Sur le champ de bataille, la situation reste globalement équilibrée entre l'Ukraine et la Russe. Mais à la table des négociations, un vainqueur se dégage: Volodymyr Zelensky. Le président ukrainien a atterri mardi 13 mai à Ankara, la capitale turque, où il a été accueilli par le président turc Recep Tayyip Erdogan, en marge de négociations de paix très attendues entre l'Ukraine et la Russie à Istanbul.
Vladimir Poutine est lui resté à Moscou, se contentant d’envoyer quelques représentants de second rang à Istanbul. Par sa posture, le président ukrainien a exposé le chef du Kremlin, le forçant à révéler son vrai visage: celui d'un homme qui ne cherche absolument pas la paix, et dont les priorités sont ailleurs.
Car c'est bien Poutine qui a d'abord suggéré des négociations «directes et sans conditions (...) à partir de jeudi» en Turquie. Mais cette proposition était en fait une réponse à l’appel de Zelensky qui, quelques jours plus tôt, avait réclamé un cessez-le-feu de 30 jours, à compter du lundi 12 mai. L'initiative du président russe a été accueillie avec enthousiasme par le président américain Donald Trump, qui s'est dit prêt à y prendre part.
A la surprise générale, Zelensky a lui aussi accepté la proposition du chef du Kremlin en se fendant d'une déclaration appelée à faire date: «J’attendrai personnellement Poutine en Turquie, jeudi.»
La Russie face à un dilemme
Ce faisant, le président ukrainien a incontestablement mis le chef du Kremlin dans l'embarras.
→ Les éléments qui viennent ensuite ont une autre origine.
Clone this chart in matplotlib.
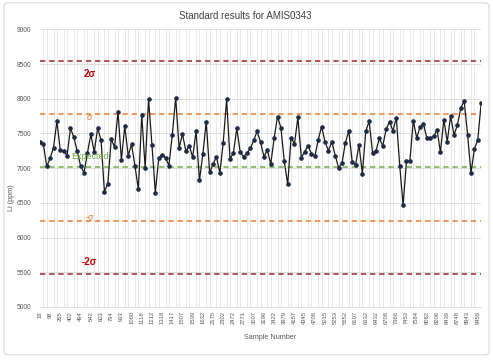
import matplotlib
matplotlib.use("Agg")
import matplotlib.pyplot as plt
from matplotlib.patches import FancyBboxPatch
import numpy as np

plt.rcParams['font.family'] = ['Liberation Sans', 'DejaVu Sans']

# Li results, one per sample, in run order
li_ppm = [
    7376, 7352, 7024, 7143, 7296, 7676, 7257, 7248, 7181, 7576,
    7443, 7243, 7029, 6934, 7220, 7486, 7234, 7576, 7405, 6662,
    6777, 7414, 7305, 7814, 7119, 7605, 7181, 7343, 7029, 6696,
    7767, 7005, 7990, 7338, 6648, 7143, 7196, 7148, 7038, 7481,
    8014, 7291, 7491, 7243, 7324, 7157, 7533, 6824, 7205, 7667,
    6939, 7053, 7167, 6929, 7367, 7990, 7134, 7215, 7572, 7234,
    7167, 7215, 7286, 7400, 7533, 7372, 7167, 7262, 7057, 7429,
    7743, 7581, 7096, 6767, 7438, 7352, 7733, 7153, 7234, 7324,
    7205, 7172, 7410, 7600, 7376, 7253, 7381, 7181, 7005, 7072,
    7367, 7538, 7091, 7043, 7338, 6919, 7533, 7676, 7224, 7248,
    7429, 7319, 7562, 7667, 7538, 7729, 7038, 6467, 7105, 7105,
    7686, 7434, 7595, 7633, 7434, 7434, 7457, 7553, 7229, 7700,
    7381, 7752, 7476, 7624, 7867, 7967, 7481, 6934, 7276, 7405,
    7943,
]

# sample numbers shown on the axis (every third sample)
sample_labels = [
    "18", "98", "265", "402", "494", "542", "603", "794", "933", "1060",
    "1118", "1212", "1318", "1417", "1507", "1539", "1632", "2175", "2302", "2472",
    "2771", "3007", "3196", "3422", "3979", "4157", "4345", "4708", "5015", "5253",
    "5552", "6107", "6332", "6432", "6708", "7366", "7453", "7584", "8082", "8206",
    "8439", "8748", "8943", "9459",
]

expected = 7010
sigma = 765

ref_names = ["2\u03c3", "\u03c3", "Expected", "-\u03c3", "-2\u03c3"]
ref_levels = [expected + 2 * sigma, expected + sigma, expected,
              expected - sigma, expected - 2 * sigma]
ref_colors = ["#A3262A", "#ED7D31", "#70AD47", "#ED7D31", "#A3262A"]
text_colors = ["#C00000", "#ED7D31", "#70AD47", "#ED7D31", "#C00000"]
text_levels = [8356, 7735, 7172, 6292, 5643]

fig = plt.figure(figsize=(4.93, 3.62), dpi=100)
fig.patches.append(FancyBboxPatch((0.008, 0.02), 0.984, 0.972,
                                  boxstyle="round,pad=0,rounding_size=0.01",
                                  transform=fig.transFigure, fill=False,
                                  edgecolor="#D9D9D9", linewidth=0.8))
ax = fig.add_axes([0.081, 0.152, 0.895, 0.767])

x = np.arange(len(li_ppm))

# grid: every category vertically, every 500 ppm horizontally
ax.set_xticks(x, minor=True)
ax.grid(True, which="minor", axis="x", color="#E4E4E4", linewidth=0.6)
ax.grid(True, which="major", axis="y", color="#D9D9D9", linewidth=0.6)
ax.set_axisbelow(True)

for lvl, col in zip(ref_levels, ref_colors):
    ax.axhline(lvl, color=col, linestyle=(0, (3.5, 2.5)), linewidth=1.1, zorder=2)

ax.plot(x, li_ppm, color="#1A1A1A", linewidth=0.9, marker="o", markersize=2.3,
        markerfacecolor="#1F2A44", markeredgecolor="#1F2A44", zorder=3)

for name, lvl, col in zip(ref_names, text_levels, text_colors):
    bold = "bold" if "2" in name else "normal"
    size = 7 if "2" in name else 6.5
    ax.text(14.7, lvl, name, color=col, fontsize=size, fontweight=bold,
            ha="center", va="center", zorder=4)

ax.set_xlim(0, len(li_ppm) - 1)
ax.set_ylim(5000, 9000)
ax.set_yticks(np.arange(5000, 9001, 500))
ax.set_xticks(x[::3])
ax.set_xticklabels(sample_labels, rotation=90, fontsize=4.2, color="#595959")
ax.tick_params(axis="y", labelsize=4.8, labelcolor="#595959", length=0, pad=6)
ax.tick_params(axis="x", which="both", length=0, pad=3)

for side in ["top", "right", "left"]:
    ax.spines[side].set_visible(False)
ax.spines["bottom"].set_color("#D9D9D9")
ax.spines["bottom"].set_linewidth(0.6)

fig.text(0.497, 0.957, "Standard results for AMIS0343", ha="center", va="center",
         fontsize=7, color="#404040")
fig.text(0.548, 0.069, "Sample Number", ha="center", va="center",
         fontsize=5.2, color="#595959")
fig.text(0.024, 0.455, "Li (ppm)", ha="center", va="center", rotation=90,
         fontsize=5.2, color="#595959")

fig.savefig("out.png", dpi=100)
Et pour cause: Poutine cherche à la fois à donner l’image d’un dirigeant ouvert à la paix, tout en refusant catégoriquement de discuter avec celui qu’il qualifie de «président nazi illégitime». «C’était une manœuvre habile de Zelensky, déclare à Blick Ulrich Schmid, spécialiste des Etats-Unis à l’Université de Saint-Gall. Poutine avait misé sur le fait que Zelensky refuserait catégoriquement une telle rencontre.»
Que signifie concrètement l’absence de Poutine? «Il ne veut pas d’une paix qui l’obligerait à faire des concessions, explique Ulrich Schmid. Son objectif est une paix dictée par Moscou, qui reviendrait à une capitulation de l’Ukraine. En même temps, il entretient l’illusion d’être prêt à négocier, afin de présenter l'Ukraine comme la seule responsable de la guerre.»
Poutine craint pour sa crédibilité
Selon Ulrich Schmid, le président russe demeure persuadé qu'il remporera la guerre à l'usure. «Poutine veut cette guerre. Il a lié son avenir politique à ce conflit et il fera tout pour atteindre ses objectifs minimaux», estime l'expert. De son côté, Zelensky peut se targuer d'avoir mis en lumière les véritables intentions de Poutine. Cette démarche pourrait lui rapporter des points précieux sur la scène internationale, notamment auprès de Donald Trump.
Le président américain aurait fini par admettre que son «ami» du Kremlin n’est pas aussi fiable qu'il le pensait. Si Trump reste cohérent, il pourrait désormais durcir le ton face à Moscou et mettre en œuvre les sanctions qu’il s'était contenté jusque-là de brandir comme menace.